Sherer accused Reform leaders of supporting reversal of Jerusalem’s Sabbath laws and other “status quo” accommodations and “making a deal with Israeli politicians in order to import their ersatz brand of Judaism to Israel” and “cunningly manipulating the media to poison the minds of the public to resent Orthodox Jews.”

He expressed outrage at the Reform movement’s recent decision to bring its own “version of Judaism” to Jews in the Soviet Union. “The last thing needed by these heroic Jews, who are risking so much to reclaim the Torah. . . is to be misled by American Reform rabbis who teach that Torah is not inviolate,” Sherer said.

At another convention forum, Rabbi Nosson Scherman, a scholar, author and editor of Artscroll Publications, assailed “the so-called ‘Jewish leaders’ (who) scurried to Castel Goldolfo (the papal summer residence) to confront Pope John Paul with their angry protests and righteous demands, emerged from the audience with beatific smiles, then converged in Miami for the long-planned love-fest on television.

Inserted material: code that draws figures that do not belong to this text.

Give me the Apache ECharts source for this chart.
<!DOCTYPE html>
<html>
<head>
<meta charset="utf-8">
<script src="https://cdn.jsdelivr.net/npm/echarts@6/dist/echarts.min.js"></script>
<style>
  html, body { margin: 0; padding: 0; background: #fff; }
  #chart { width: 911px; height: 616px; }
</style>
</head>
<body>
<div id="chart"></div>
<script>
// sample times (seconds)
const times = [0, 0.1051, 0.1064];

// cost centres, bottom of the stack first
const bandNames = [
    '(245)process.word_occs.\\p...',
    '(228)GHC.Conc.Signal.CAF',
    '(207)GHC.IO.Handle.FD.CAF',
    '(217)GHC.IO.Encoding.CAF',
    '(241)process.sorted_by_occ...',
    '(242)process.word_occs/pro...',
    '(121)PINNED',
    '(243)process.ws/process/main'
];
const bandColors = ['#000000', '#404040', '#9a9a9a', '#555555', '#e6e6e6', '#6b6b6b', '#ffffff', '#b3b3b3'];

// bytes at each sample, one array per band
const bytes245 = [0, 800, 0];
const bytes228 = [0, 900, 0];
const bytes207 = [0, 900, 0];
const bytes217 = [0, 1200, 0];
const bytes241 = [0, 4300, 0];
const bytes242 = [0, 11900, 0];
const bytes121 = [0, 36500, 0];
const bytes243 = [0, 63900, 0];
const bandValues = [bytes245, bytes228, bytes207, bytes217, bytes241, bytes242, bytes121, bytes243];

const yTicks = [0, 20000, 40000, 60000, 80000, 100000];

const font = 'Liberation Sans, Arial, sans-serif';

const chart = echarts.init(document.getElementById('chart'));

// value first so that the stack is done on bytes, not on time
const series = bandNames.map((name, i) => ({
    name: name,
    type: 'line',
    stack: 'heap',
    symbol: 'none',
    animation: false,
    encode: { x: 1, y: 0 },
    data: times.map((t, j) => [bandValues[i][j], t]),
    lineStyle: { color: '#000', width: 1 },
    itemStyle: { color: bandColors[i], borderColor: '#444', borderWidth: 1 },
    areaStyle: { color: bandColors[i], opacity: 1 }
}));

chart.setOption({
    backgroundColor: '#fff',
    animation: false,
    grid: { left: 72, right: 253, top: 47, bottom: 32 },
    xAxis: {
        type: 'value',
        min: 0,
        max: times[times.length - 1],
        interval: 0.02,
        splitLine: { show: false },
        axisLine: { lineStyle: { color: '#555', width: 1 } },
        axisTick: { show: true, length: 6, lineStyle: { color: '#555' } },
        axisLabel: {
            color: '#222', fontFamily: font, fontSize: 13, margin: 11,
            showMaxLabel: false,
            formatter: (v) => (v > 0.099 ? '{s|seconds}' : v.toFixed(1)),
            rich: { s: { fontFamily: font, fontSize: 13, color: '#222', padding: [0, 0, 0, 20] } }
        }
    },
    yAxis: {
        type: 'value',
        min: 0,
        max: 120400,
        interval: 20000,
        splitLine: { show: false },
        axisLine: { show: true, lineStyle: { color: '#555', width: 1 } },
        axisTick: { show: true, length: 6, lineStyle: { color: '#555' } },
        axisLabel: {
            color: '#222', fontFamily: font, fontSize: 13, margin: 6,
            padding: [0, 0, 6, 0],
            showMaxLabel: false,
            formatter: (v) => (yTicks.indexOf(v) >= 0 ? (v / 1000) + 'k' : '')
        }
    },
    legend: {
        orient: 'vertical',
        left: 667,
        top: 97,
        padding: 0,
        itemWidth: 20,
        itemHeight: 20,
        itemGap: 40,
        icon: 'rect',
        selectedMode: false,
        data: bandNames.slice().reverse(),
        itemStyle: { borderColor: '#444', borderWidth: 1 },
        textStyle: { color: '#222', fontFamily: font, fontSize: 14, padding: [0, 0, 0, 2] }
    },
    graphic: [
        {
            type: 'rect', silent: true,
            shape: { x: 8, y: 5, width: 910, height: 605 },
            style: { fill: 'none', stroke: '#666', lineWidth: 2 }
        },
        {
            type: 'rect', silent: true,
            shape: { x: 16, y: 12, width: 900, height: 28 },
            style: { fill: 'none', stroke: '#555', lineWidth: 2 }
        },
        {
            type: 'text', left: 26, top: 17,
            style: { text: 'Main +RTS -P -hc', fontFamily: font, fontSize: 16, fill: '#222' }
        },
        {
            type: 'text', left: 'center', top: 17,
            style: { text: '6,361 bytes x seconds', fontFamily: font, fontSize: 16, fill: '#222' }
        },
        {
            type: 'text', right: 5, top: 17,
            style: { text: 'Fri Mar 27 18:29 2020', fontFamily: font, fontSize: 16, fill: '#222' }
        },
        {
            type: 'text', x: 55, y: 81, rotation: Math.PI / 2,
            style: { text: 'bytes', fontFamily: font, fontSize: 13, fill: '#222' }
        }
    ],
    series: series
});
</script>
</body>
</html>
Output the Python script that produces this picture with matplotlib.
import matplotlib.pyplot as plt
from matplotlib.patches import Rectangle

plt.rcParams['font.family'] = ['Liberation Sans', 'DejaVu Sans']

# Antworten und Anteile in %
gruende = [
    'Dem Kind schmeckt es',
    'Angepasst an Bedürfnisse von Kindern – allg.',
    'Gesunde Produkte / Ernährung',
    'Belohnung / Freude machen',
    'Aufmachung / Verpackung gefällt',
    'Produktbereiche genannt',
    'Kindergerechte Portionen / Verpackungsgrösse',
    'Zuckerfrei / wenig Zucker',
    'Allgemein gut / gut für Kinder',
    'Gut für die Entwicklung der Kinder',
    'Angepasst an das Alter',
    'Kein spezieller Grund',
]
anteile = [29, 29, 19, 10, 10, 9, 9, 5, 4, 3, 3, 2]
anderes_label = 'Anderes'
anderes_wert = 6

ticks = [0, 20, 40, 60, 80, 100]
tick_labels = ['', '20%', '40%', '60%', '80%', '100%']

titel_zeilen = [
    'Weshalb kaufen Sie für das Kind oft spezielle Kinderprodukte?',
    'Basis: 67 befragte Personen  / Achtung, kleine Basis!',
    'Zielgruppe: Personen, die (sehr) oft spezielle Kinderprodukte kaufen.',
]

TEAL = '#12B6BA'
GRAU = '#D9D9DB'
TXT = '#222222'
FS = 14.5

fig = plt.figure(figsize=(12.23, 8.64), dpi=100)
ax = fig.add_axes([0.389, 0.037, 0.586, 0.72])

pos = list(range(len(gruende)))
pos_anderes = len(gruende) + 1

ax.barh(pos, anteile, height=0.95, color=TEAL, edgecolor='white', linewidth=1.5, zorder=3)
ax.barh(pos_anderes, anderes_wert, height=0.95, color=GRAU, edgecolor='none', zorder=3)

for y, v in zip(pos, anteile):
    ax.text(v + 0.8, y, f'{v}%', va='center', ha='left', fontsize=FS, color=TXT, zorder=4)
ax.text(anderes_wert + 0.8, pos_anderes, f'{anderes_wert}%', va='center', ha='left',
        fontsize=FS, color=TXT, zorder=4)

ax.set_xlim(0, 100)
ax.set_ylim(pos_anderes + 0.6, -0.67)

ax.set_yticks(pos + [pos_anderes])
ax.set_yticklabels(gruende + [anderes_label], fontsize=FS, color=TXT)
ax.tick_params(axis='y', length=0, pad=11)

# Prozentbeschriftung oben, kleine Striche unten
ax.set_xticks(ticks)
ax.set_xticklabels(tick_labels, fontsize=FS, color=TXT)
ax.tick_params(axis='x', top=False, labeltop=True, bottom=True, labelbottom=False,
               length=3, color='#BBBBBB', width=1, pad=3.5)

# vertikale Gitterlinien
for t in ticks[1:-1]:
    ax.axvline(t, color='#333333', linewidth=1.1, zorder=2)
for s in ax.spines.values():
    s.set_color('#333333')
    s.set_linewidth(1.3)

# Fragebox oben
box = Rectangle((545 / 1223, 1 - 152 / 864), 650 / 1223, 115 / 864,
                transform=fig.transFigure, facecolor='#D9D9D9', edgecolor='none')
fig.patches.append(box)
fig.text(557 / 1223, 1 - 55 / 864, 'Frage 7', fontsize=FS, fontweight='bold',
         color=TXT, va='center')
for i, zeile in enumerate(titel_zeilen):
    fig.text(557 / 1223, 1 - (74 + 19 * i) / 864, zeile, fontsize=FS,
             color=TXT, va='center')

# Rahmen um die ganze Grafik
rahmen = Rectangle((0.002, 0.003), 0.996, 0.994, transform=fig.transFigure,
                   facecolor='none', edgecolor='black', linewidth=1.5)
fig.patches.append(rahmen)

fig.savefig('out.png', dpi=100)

“They announced as a positive result of this meeting a conference on the Holocaust, and now, lo and behold, that too has not materialized,” Scherman said.

He observed that Torah scholars revered by Orthodox Jews have consistently ruled that it is permitted and often required to deal with the Church on issues of common concern, while they specifically forbid religious dialogue or extension of “craven honors” to other faith communities, often initiated out of concern for headlines rather than the true welfare of Jews.